During the next few months, I will be presenting a brand-new talk titled "Suddenly Psychic: Knowing Everything About Everyone" at various conferences around the world. I will be presenting it with Akshay Aggarwal, a good friend of mine. Akshay and I have enjoyed researching the business, security, criminal, social, and psychological implications of this topic, and we look forward to sharing our research with you.
Currently, this talk is scheduled debut at the Microsoft Blue Hat Conference [v8] in October, followed by Hack in the Box in Kuala Lumpur.
TITLE: Suddenly Psychic: Knowing Everything About Everyone
ABSTRACT:
Imagine a world where you can remotely influence other people's behavior. This talk will expose how information about people in the physical world, coupled with voluntary information from new communication paradigms such as social networking applications, can enable you to remotely read people's minds to influence their behavior.
Topics of discussion will include:
- Techniques on how individuals may be remotely influenced by focused marketing and messaging tactics, and how criminal groups and governments may abuse this capability.
- Reconnaissance and pillage of confidential information, including intellectual properties owned by businesses.
- Falsified profiles used to construct undeserved reputation as well as the risk of reputation tarnish.

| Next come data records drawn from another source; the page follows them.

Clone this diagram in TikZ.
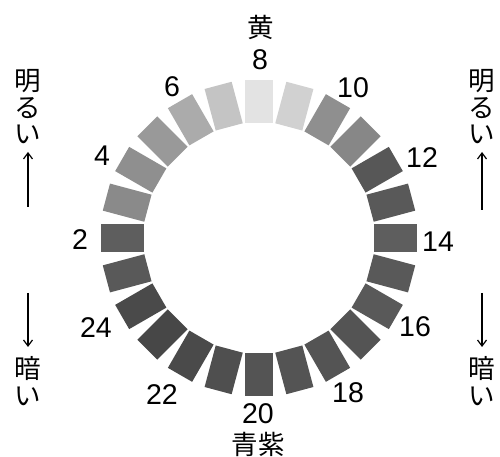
\documentclass[tikz,border=0pt]{standalone}
\usepackage{fontspec}
\setmainfont{Liberation Sans}
\newfontfamily\jp{Noto Sans CJK JP}
\usetikzlibrary{arrows.meta,calc}
\begin{document}
\begin{tikzpicture}[x=1pt,y=1pt,
  blk/.style={rectangle,inner sep=0pt,minimum width=43pt,minimum height=28pt,draw=none},
  num/.style={font=\fontsize{28.5}{28.5}\selectfont,inner sep=0pt},
  jpt/.style={font=\jp\fontsize{26.5}{26.5}\selectfont,inner sep=0pt,align=center},
  arr/.style={line width=1.2pt,-{Straight Barb[length=6pt,width=9pt,line width=1.2pt]}}]
\useasboundingbox (0,0) rectangle (500,457);
\coordinate (c) at (259,219);
\foreach \k/\g in {1/65,2/63,3/46,4/44,5/40,6/33,7/23,8/11,9/18,10/44,11/47,12/66,13/65,14/63,15/65,16/65,17/67,18/67,19/67,20/67,21/69,22/71,23/72,24/71}{
  \pgfmathsetmacro{\ang}{90+(8-\k)*15}
  \node[blk,fill=black!\g,rotate=\ang] (b\k) at ($(c)+(\ang:136.5)$) {};
}
% labels
\node[jpt] (yellow) at (261,430) {黄};
\node[num] (l8) at (260,397) {8};
\node[num] (l6) at (172,370) {6};
\node[num] (l10) at (353,369) {10};
\node[num] (l4) at (102,301) {4};
\node[num] (l12) at (422,299) {12};
\node[num] (l2) at (80,217) {2};
\node[num] (l14) at (438,215) {14};
\node[num] (l24) at (96,129) {24};
\node[num] (l16) at (415,130) {16};
\node[num] (l22) at (162,62) {22};
\node[num] (l18) at (348,64) {18};
\node[num] (l20) at (258,43) {20};
\node[jpt] (violet) at (258,13) {青紫};
% side texts
\node[jpt] (lu) at (28,350) {明\\る\\い};
\node[jpt] (ld) at (28,76) {暗\\い};
\node[jpt] (ru) at (482,350) {明\\る\\い};
\node[jpt] (rd) at (482,76) {暗\\い};
\coordinate (lut) at (28,250);
\coordinate (luh) at (28,305);
\coordinate (ldt) at (28,164);
\coordinate (ldh) at (28,110);
\coordinate (rut) at (482,247);
\coordinate (ruh) at (482,305);
\coordinate (rdt) at (482,164);
\coordinate (rdh) at (482,110);
\draw[arr] (lut) -- (luh);
\draw[arr] (ldt) -- (ldh);
\draw[arr] (rut) -- (ruh);
\draw[arr] (rdt) -- (rdh);
\end{tikzpicture}
\end{document}
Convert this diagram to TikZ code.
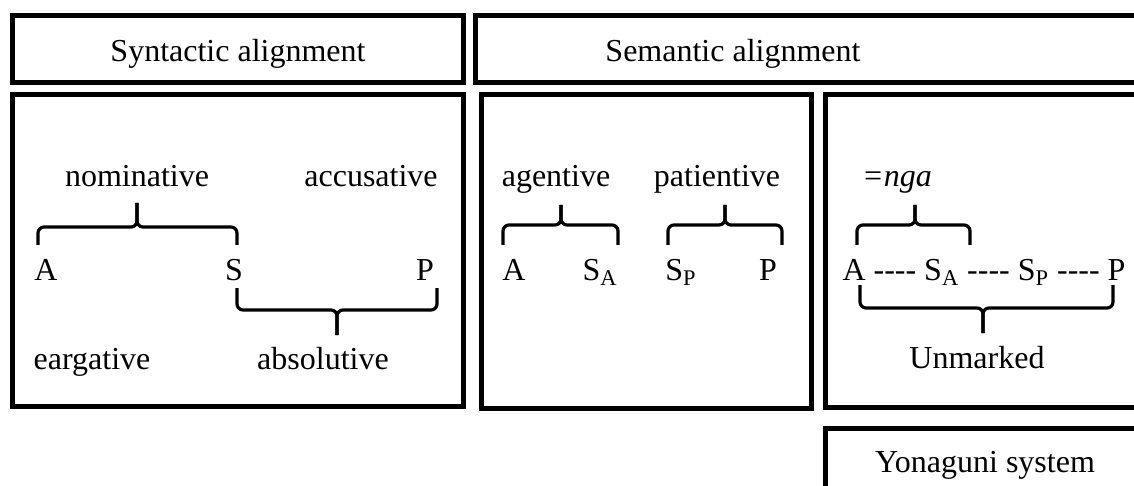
\documentclass[tikz,border=0pt]{standalone}
\usepackage{fontspec}
\setmainfont{Liberation Serif}
\usetikzlibrary{positioning}
\newcommand{\fourdash}{\mbox{-}\mbox{-}\mbox{-}\mbox{-}}
\tikzset{
	frame/.style={line width=2.5pt},
	brace/.style={line width=1.6pt, rounded corners=3pt},
	word/.style={inner sep=0pt, anchor=base, font=\fontsize{16}{19}\selectfont}
}

\begin{document}
\begin{tikzpicture}[x=0.5pt, y=-0.5pt]
	\useasboundingbox (0, 0) rectangle (1134, 486);
	\clip (0, 0) rectangle (1134, 486);

	% frames
	\draw[frame]	(12.5, 15.5) rectangle (463.5, 82.5)
			(12.5, 95) rectangle (463.5, 406.5)
			(475.5, 15.5) rectangle (1145, 82.5)
			(481.5, 95) rectangle (811.5, 408)
			(825.5, 95) rectangle (1145, 407.5)
			(825.5, 428.5) rectangle (1145, 500);

	% titles
	\node[word] (syntitle) at (238, 62) {Syntactic alignment};
	\node[word] (semtitle) at (733, 62) {Semantic alignment};
	\node[word] (yontitle) at (985, 472) {Yonaguni system};

	% syntactic
	\node[word] (nom) at (137, 187) {nominative};
	\node[word] (acc) at (371, 187) {accusative};
	\node[word] (synA) at (46, 280) {A};
	\node[word] (synS) at (234, 280) {S};
	\node[word] (synP) at (425, 280) {P};
	\node[word] (erg) at (92, 369) {eargative};
	\node[word] (abs) at (323, 369) {absolutive};

	% semantic
	\node[word] (agt) at (556, 187) {agentive};
	\node[word] (pat) at (717, 187) {patientive};
	\node[word] (semA) at (514, 280) {A};
	\node[word] (semSa) at (600, 280) {S\textsubscript{A}};
	\node[word] (semSp) at (681, 280) {S\textsubscript{P}};
	\node[word] (semP) at (768, 280) {P};

	% yonaguni
	\node[word] (nga) at (897, 187) {\textit{=nga}};
	\node[word] (row) at (984, 280) {A \fourdash{} S\textsubscript{A} \fourdash{} S\textsubscript{P} \fourdash{} P};
	\node[word] (unm) at (977, 368) {Unmarked};

	% braces
	\foreach \xa/\xt/\xb/\yb/\yh/\yt in {38/137/237/245/227/203, 237/337/437/288/310/335,
			503/561/618/245/225/205, 668/725/782/245/225/205,
			857/915/970/245/225/205, 860/983/1113/285/308/333}
	{
		\draw[brace] (\xa, \yb) |- (\xt, \yh) -- (\xt, \yt);
		\draw[brace] (\xb, \yb) |- (\xt, \yh) -- (\xt, \yt);
	}
\end{tikzpicture}
\end{document}
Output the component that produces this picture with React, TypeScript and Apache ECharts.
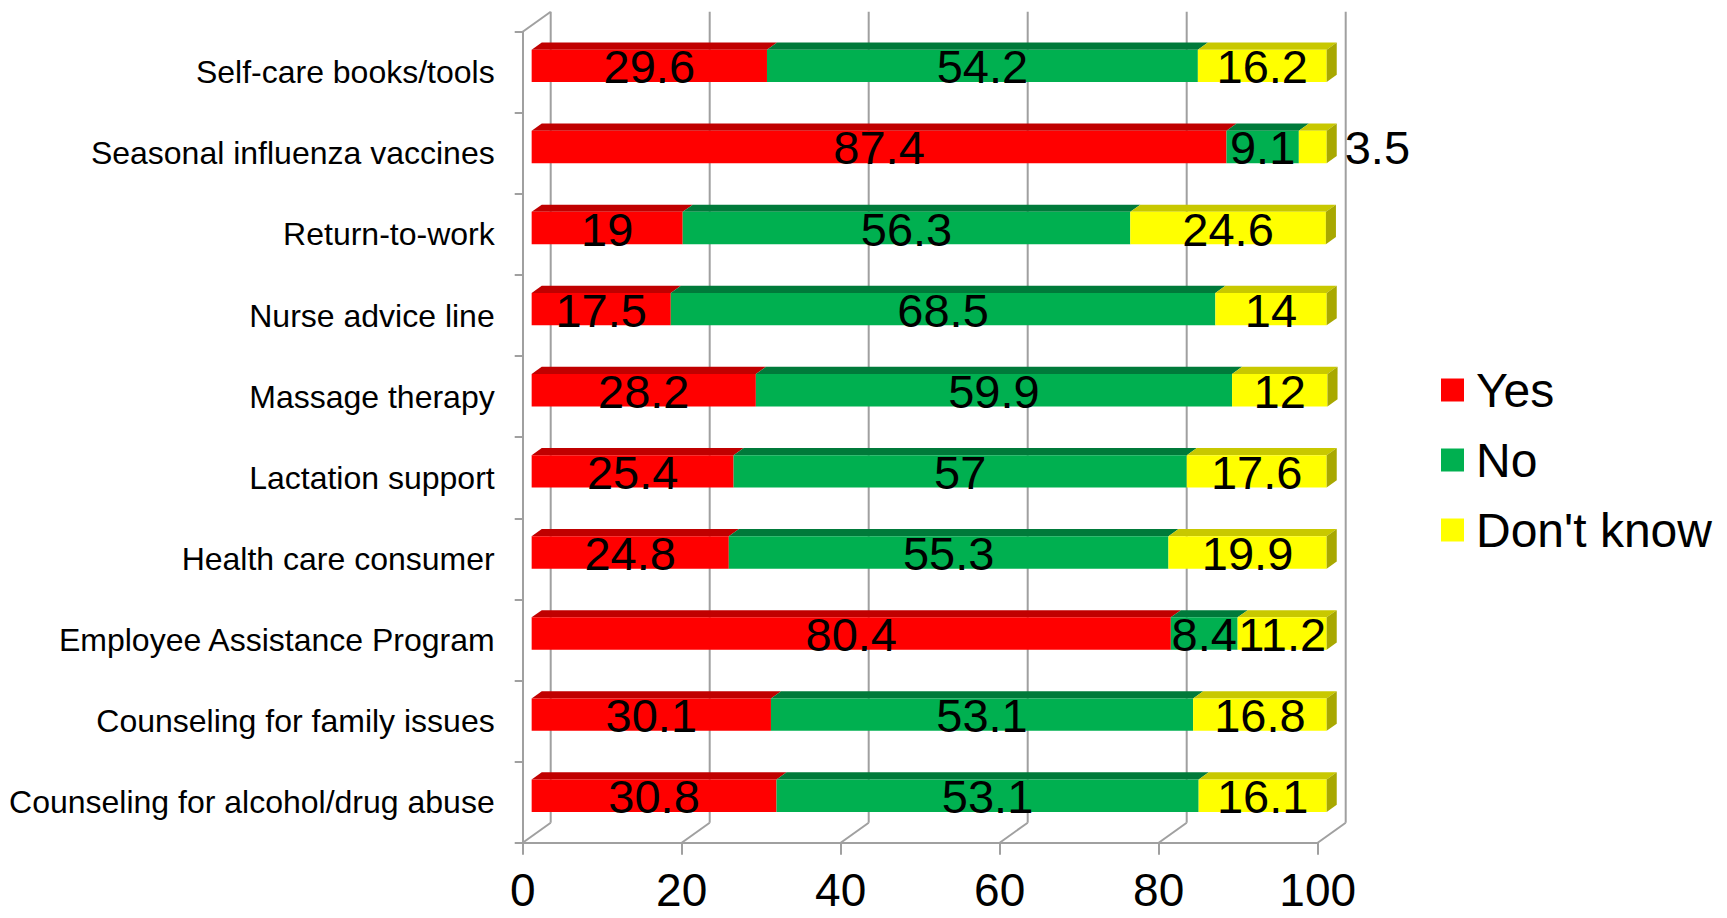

- Remote behavior analysis that can be used to construct personality profiles to predict current and future psychological states of targeted individuals, including discussions on how emotional and subconscious states can be discovered even before the target is consciously aware. This topic will be extended to demonstrate the possibility of criminal abuse and the enablement of economic drivers.
- Decreasing the value of social networks through data poisoning attacks.
The goal of this presentation is to raise consciousness on how the new paradigms of social communication bring with it real risks as well as marketing and economic advantages. Perspectives on negative and positive uses will be presented in addition to academic discussions and thoughts on how to enable the upcoming online social age.